It is a sign of the times that neither Golf World, Golfweek nor Golf Channel covered last week’s Askernish Open. I, of course, covered it for Sports Illustrated and Golf.com, having left the Solheim Cup in Colorado as soon as the European ladies’ victory there was certain.* I even took the extraordinary step of imbedding myself in Saturday’s stroke-play competition at top-ranked Askernish Old, a tactic which gained me a top-100 finish and an automatic exemption for 2014. Unfortunately, I forgot to tell my editors that I was going to Scotland, so there was no room in the magazine or on the Web for my game story, which was, in any case, accidentally deleted when I mistook my iPhone for the Bomar Brain.
*For me, that moment came on Saturday afternoon when America’s Michelle Wie celebrated like it was VJ day upon making a putt and then ran uphill to the next tee before Sweden’s Caroline Hedwall could answer with a putt of her own to halve the hole.
Fortunately, Europe’s golf writers know how to find the Western Isles. Here’s a taste of John Gillies’s coverage from the August 29 Stornoway Gazette:
Once again, last weekend, a truly international field of close to 150 golfers contested the Askernish Open. The sun shone and, naturally, the wind blew and the course lived up to its reputation as a supreme test of skill. Brutal rough punished every wayward shot. The terrifying beauty of the eleventh green, perched on the edge of the ocean framed by the hills of Barra, did little to calm golfers trying to shape a 200-yard tee shot into the wind across a deep gully. But no one who stood there would have wished to be anywhere else. This is no ordinary golf course. For John Garrity, who has reviewed the most famous courses on the planet, “there is no greater golfing experience than what we have here.” The course has consistently topped his list of the world’s greatest golf courses and, as John confirmed at the Open prize-giving, while it may occasionally share the top spot with another challenger, Askernish will never be surpassed.

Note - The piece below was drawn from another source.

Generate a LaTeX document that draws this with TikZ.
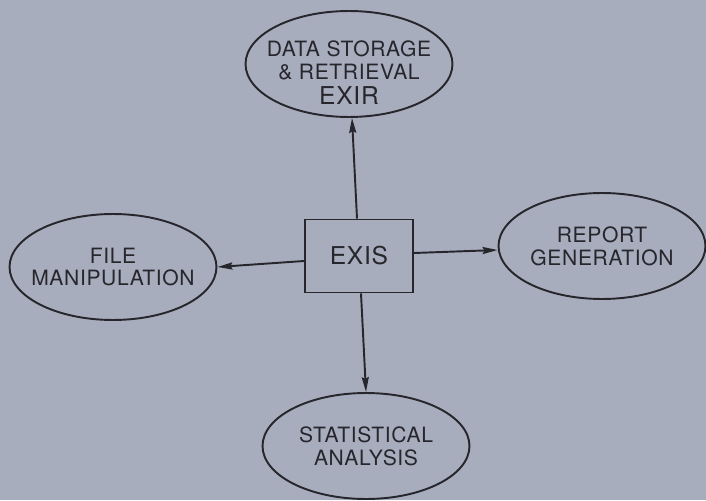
\documentclass[tikz,border=0pt]{standalone}
\usepackage{fontspec}
\setmainfont{TeX Gyre Heros}[LetterSpace=3]
\usetikzlibrary{shapes.geometric,arrows.meta}
\definecolor{slate}{RGB}{168,173,190}
\definecolor{ink}{RGB}{38,38,44}
\tikzset{
  task/.style={ellipse, draw=ink, line width=1.1pt, minimum width=4.14cm,
    minimum height=2.12cm, inner xsep=-0.3cm, inner ysep=-0.2cm, align=center,
    text=ink, font=\fontsize{12}{13}\selectfont},
  core/.style={rectangle, draw=ink, line width=1.1pt, minimum width=2.16cm,
    minimum height=1.46cm, text=ink, font=\fontsize{14}{16}\selectfont},
  flow/.style={-{Stealth[length=8.5pt,width=4pt,inset=1pt]}, draw=ink, line width=1.1pt}
}
\begin{document}
\begin{tikzpicture}[x=0.02cm,y=-0.02cm]
  \fill[slate] (0,0) rectangle (706,500);
  \useasboundingbox (0,0) rectangle (706,500);
  % hub
  \node[core] (exis) at (359,256) {EXIS};
  % subsystems
  \node[task, label={[text=ink, align=center, font=\fontsize{12}{13}\selectfont,
    yshift=-0.17cm]center:{DATA STORAGE\\\& RETRIEVAL\\[1pt]{\fontsize{14}{14}\selectfont EXIR}}}]
    (exir) at (349,64) {};
  \node[task] (file) at (113,267) {FILE\\MANIPULATION};
  \node[task] (rept) at (602,246) {REPORT\\GENERATION};
  \node[task] (stat) at (366,446) {STATISTICAL\\ANALYSIS};
  \draw[flow] ([xshift=-0.04cm]exis.north) -- ([xshift=0.06cm]exir.south);
  \draw[flow] ([yshift=-0.1cm]exis.west) -- (file.east);
  \draw[flow] ([yshift=0.06cm]exis.east) -- ([yshift=-0.08cm]rept.west);
  \draw[flow] ([xshift=0.04cm]exis.south) -- (stat.north);
\end{tikzpicture}
\end{document}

Gillies graciously hinted at the Top 50’s involvement with Old Tom Morris’s renowned “ghost course.” I was, in fact, made “captain for a day” and tasked with opening the Open by striking the ceremonial first shot with a hickory-shafted cleek. This antique club, I hasten to point out, was about as long as a conductor’s baton and had a rusted head no bigger than a commemorative stamp. Ralph Thompson, recently retired as Askernish’s chairman, tried to ice me by saying that “no captain so far has actually botched the shot,” but I took no more than sixty seconds to experiment with various stances and tee heights before smacking a ball that whistled off the elevated first tee and reached a height of ten or twelve feet before landing with a satisfying thud in the first cut of rough, a foot short of the fairway.
Gillies’ description of my cleek shot was apparently cut by his editors, but he appropriately recognised some of the better Hebridean golfers:
David Black took three putts on each of the last two greens to miss out on victory by one stroke. A win would have meant a clean sweep of the championship events in the Western Isles this year but, instead, like many of the prizes at Askernish, the Open Championship title went overseas. There were local winners: Jane Nicolson once again took home the Ladies Championship Trophy with a performance that had her head and shoulders above the competition, and Danny Steele from South Uist won the Handicap Trophy.
To sum up, the 2013 Askernish Open champion, with a score of 79, was pipe-smoking life member Deal W. Hudson of Fairfax, Va., who played in a dress shirt, tie and plus-fours. Second place, as reported above, went to Stornoway’s David Black, who shot 80. In third, also at 80, was Askernish co-designer Martin Ebert, whose second club is the Royal & Ancient Golf Club of St. Andrews. Fourth prize went to U.S. Army Reserve Major General Wayne Brock, who carded an 81.
Askernish Open scores, by the way, are not the equivalent of conventional scores turned in for handicap purposes. The summer rough at Askernish is so deep and pervasive that virtually any ball hit off the fairway is lost. To keep play moving, a local rule allows golfers to take a penalty stroke and drop a replacement ball in the fairway. This inflates scores, but it boosts the sale of 18-ball zip bags of “American Lake Balls” sold in the Askernish golf shop.
Top 50 on TV: Nothing this week, but the PGA Tour’s FedEx Cup playoffs open with the Deutsche Bank Championship at 128th-ranked TPC of Boston in Norton, Mass. Phil Mickelson opened with a first-round 63, which is equivalent to an Askernish summer score of 69.
Deal has played some fine golf this year. He borrowed and then would not return the putter he uses from Greg Vogelsang of Buffalo when they were playing in Vermont, where Deal also won. This is a copy I made of a Dunn mallet. The original is very rare. Very.